*Aim:* Reproduce the listing below word for word, with no pictures.

───── Recorded information ─────

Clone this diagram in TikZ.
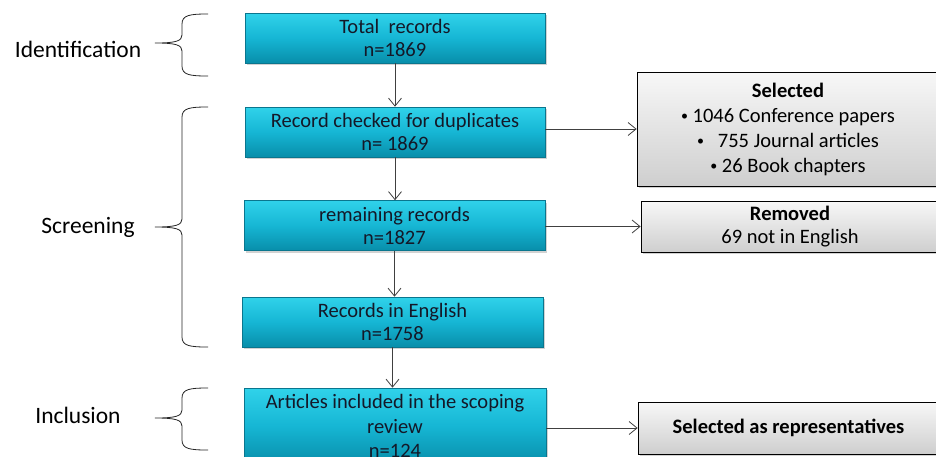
\documentclass[tikz,border=0pt]{standalone}
\usepackage{fontspec}
\setmainfont{Carlito}
\usetikzlibrary{arrows.meta,shadows,calc}
\definecolor{cyanT}{RGB}{48,210,234}
\definecolor{cyanM}{RGB}{22,182,212}
\definecolor{cyanB}{RGB}{8,142,170}
\definecolor{cyanE}{RGB}{10,118,142}
\definecolor{txt}{RGB}{20,24,40}
\definecolor{linec}{RGB}{64,64,64}
\newcommand\mybrace[3]{%
  \draw[brace] (208,#1) .. controls (190,#1) and (182,#1+1) .. (182,#1+10)
    -- (182,#2-8) .. controls (182,#2-2) and (176,#2) .. (155,#2)
    .. controls (176,#2) and (182,#2+2) .. (182,#2+8)
    -- (182,#3-10) .. controls (182,#3-1) and (190,#3) .. (208,#3);}
\newcommand\smbul{{\fontsize{14}{14}\selectfont\raisebox{2pt}{•}}}
\begin{document}
\begin{tikzpicture}[x=1pt,y=-1pt,
  cbox/.style={draw=cyanE, line width=0.6pt, top color=cyanT, bottom color=cyanB, middle color=cyanM,
    minimum width=300pt, minimum height=50pt, inner sep=0pt, align=center,
    font=\fontsize{20.5}{23}\selectfont, text=txt,
    drop shadow={shadow xshift=1.5pt, shadow yshift=-2pt, opacity=0.35}},
  gbox/.style={draw=black, line width=0.7pt, top color=gray!6, bottom color=gray!38,
    inner sep=0pt, align=center, font=\fontsize{20.5}{25}\selectfont, text=black,
    drop shadow={shadow xshift=1.5pt, shadow yshift=-2pt, opacity=0.35}},
  arr/.style={draw=linec, line width=0.8pt, -{Straight Barb[length=8pt,width=13pt]}},
  lab/.style={font=\fontsize{23.5}{26}\selectfont, text=black, inner sep=0pt},
  brace/.style={draw=black!85, line width=0.8pt}
]
\useasboundingbox (0,0) rectangle (936,456);
\clip (0,0) rectangle (936,456);
\fill[white] (0,0) rectangle (936,456);

% left labels and braces
\node[lab] (lid) at (78,49) {Identification};
\node[lab] (lsc) at (88,227) {Screening};
\node[lab] (lin) at (78,415) {Inclusion};
\mybrace{14}{43}{76}
\mybrace{107}{227}{347}
\mybrace{388}{418}{450}

% main flow
\node[cbox] (b1) at (395,38) {Total\ \ records\\n=1869};
\node[cbox] (b2) at (395,132) {Record checked for duplicates\\n= 1869};
\node[cbox, minimum width=301pt] (b3) at (394.5,225.5) {remaining records\\n=1827};
\node[cbox, minimum width=301pt] (b4) at (392.5,322) {Records in English\\n=1758};
\node[cbox, minimum width=302pt, minimum height=76pt, font=\fontsize{20.5}{24.5}\selectfont] (b5) at (395,426) {Articles included in the scoping\\review\\n=124};

% side boxes
\node[gbox, minimum width=302pt, minimum height=114pt] (s1) at (788,129)
  {\textbf{Selected}\\\smbul\ 1046 Conference papers\\\smbul\ \ \ 755 Journal articles\\\smbul\ 26 Book chapters};
\node[gbox, minimum width=298pt, minimum height=51pt, font=\fontsize{20.5}{23}\selectfont] (s2) at (790,226.5)
  {\textbf{Removed}\\69 not in English};
\node[gbox, minimum width=301pt, minimum height=52pt] (s3) at (788.5,428)
  {\textbf{Selected as representatives}};

% connectors
\draw[arr] (b1.south) -- (b1.south |- b2.north);
\draw[arr] (b2.south) -- (b2.south |- b3.north);
\draw[arr] (b3.south) -- (b3.south |- b4.north);
\draw[arr] (b4.south) -- (b4.south |- b5.north);
\draw[arr] (b2.east |- s1.west) -- (s1.west);
\draw[arr] (b3.east |- s2.west) -- (s2.west);
\draw[arr] (b5.east |- s3.west) -- (s3.west);
\end{tikzpicture}
\end{document}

─────

*Response below:*
Clone this diagram in TikZ.
\documentclass[tikz,border=0pt]{standalone}
\usepackage{fontspec}
\setmainfont{Carlito}
\usetikzlibrary{arrows.meta,shadows,calc}
\definecolor{cyanT}{RGB}{48,210,234}
\definecolor{cyanM}{RGB}{22,182,212}
\definecolor{cyanB}{RGB}{8,142,170}
\definecolor{cyanE}{RGB}{10,118,142}
\definecolor{txt}{RGB}{20,24,40}
\definecolor{linec}{RGB}{64,64,64}
\newcommand\mybrace[3]{%
  \draw[brace] (208,#1) .. controls (190,#1) and (182,#1+1) .. (182,#1+10)
    -- (182,#2-8) .. controls (182,#2-2) and (176,#2) .. (155,#2)
    .. controls (176,#2) and (182,#2+2) .. (182,#2+8)
    -- (182,#3-10) .. controls (182,#3-1) and (190,#3) .. (208,#3);}
\newcommand\smbul{{\fontsize{14}{14}\selectfont\raisebox{2pt}{•}}}
\begin{document}
\begin{tikzpicture}[x=1pt,y=-1pt,
  cbox/.style={draw=cyanE, line width=0.6pt, top color=cyanT, bottom color=cyanB, middle color=cyanM,
    minimum width=300pt, minimum height=50pt, inner sep=0pt, align=center,
    font=\fontsize{20.5}{23}\selectfont, text=txt,
    drop shadow={shadow xshift=1.5pt, shadow yshift=-2pt, opacity=0.35}},
  gbox/.style={draw=black, line width=0.7pt, top color=gray!6, bottom color=gray!38,
    inner sep=0pt, align=center, font=\fontsize{20.5}{25}\selectfont, text=black,
    drop shadow={shadow xshift=1.5pt, shadow yshift=-2pt, opacity=0.35}},
  arr/.style={draw=linec, line width=0.8pt, -{Straight Barb[length=8pt,width=13pt]}},
  lab/.style={font=\fontsize{23.5}{26}\selectfont, text=black, inner sep=0pt},
  brace/.style={draw=black!85, line width=0.8pt}
]
\useasboundingbox (0,0) rectangle (936,456);
\clip (0,0) rectangle (936,456);
\fill[white] (0,0) rectangle (936,456);

% left labels and braces
\node[lab] (lid) at (78,49) {Identification};
\node[lab] (lsc) at (88,227) {Screening};
\node[lab] (lin) at (78,415) {Inclusion};
\mybrace{14}{43}{76}
\mybrace{107}{227}{347}
\mybrace{388}{418}{450}

% main flow
\node[cbox] (b1) at (395,38) {Total\ \ records\\n=1869};
\node[cbox] (b2) at (395,132) {Record checked for duplicates\\n= 1869};
\node[cbox, minimum width=301pt] (b3) at (394.5,225.5) {remaining records\\n=1827};
\node[cbox, minimum width=301pt] (b4) at (392.5,322) {Records in English\\n=1758};
\node[cbox, minimum width=302pt, minimum height=76pt, font=\fontsize{20.5}{24.5}\selectfont] (b5) at (395,426) {Articles included in the scoping\\review\\n=124};

% side boxes
\node[gbox, minimum width=302pt, minimum height=114pt] (s1) at (788,129)
  {\textbf{Selected}\\\smbul\ 1046 Conference papers\\\smbul\ \ \ 755 Journal articles\\\smbul\ 26 Book chapters};
\node[gbox, minimum width=298pt, minimum height=51pt, font=\fontsize{20.5}{23}\selectfont] (s2) at (790,226.5)
  {\textbf{Removed}\\69 not in English};
\node[gbox, minimum width=301pt, minimum height=52pt] (s3) at (788.5,428)
  {\textbf{Selected as representatives}};

% connectors
\draw[arr] (b1.south) -- (b1.south |- b2.north);
\draw[arr] (b2.south) -- (b2.south |- b3.north);
\draw[arr] (b3.south) -- (b3.south |- b4.north);
\draw[arr] (b4.south) -- (b4.south |- b5.north);
\draw[arr] (b2.east |- s1.west) -- (s1.west);
\draw[arr] (b3.east |- s2.west) -- (s2.west);
\draw[arr] (b5.east |- s3.west) -- (s3.west);
\end{tikzpicture}
\end{document}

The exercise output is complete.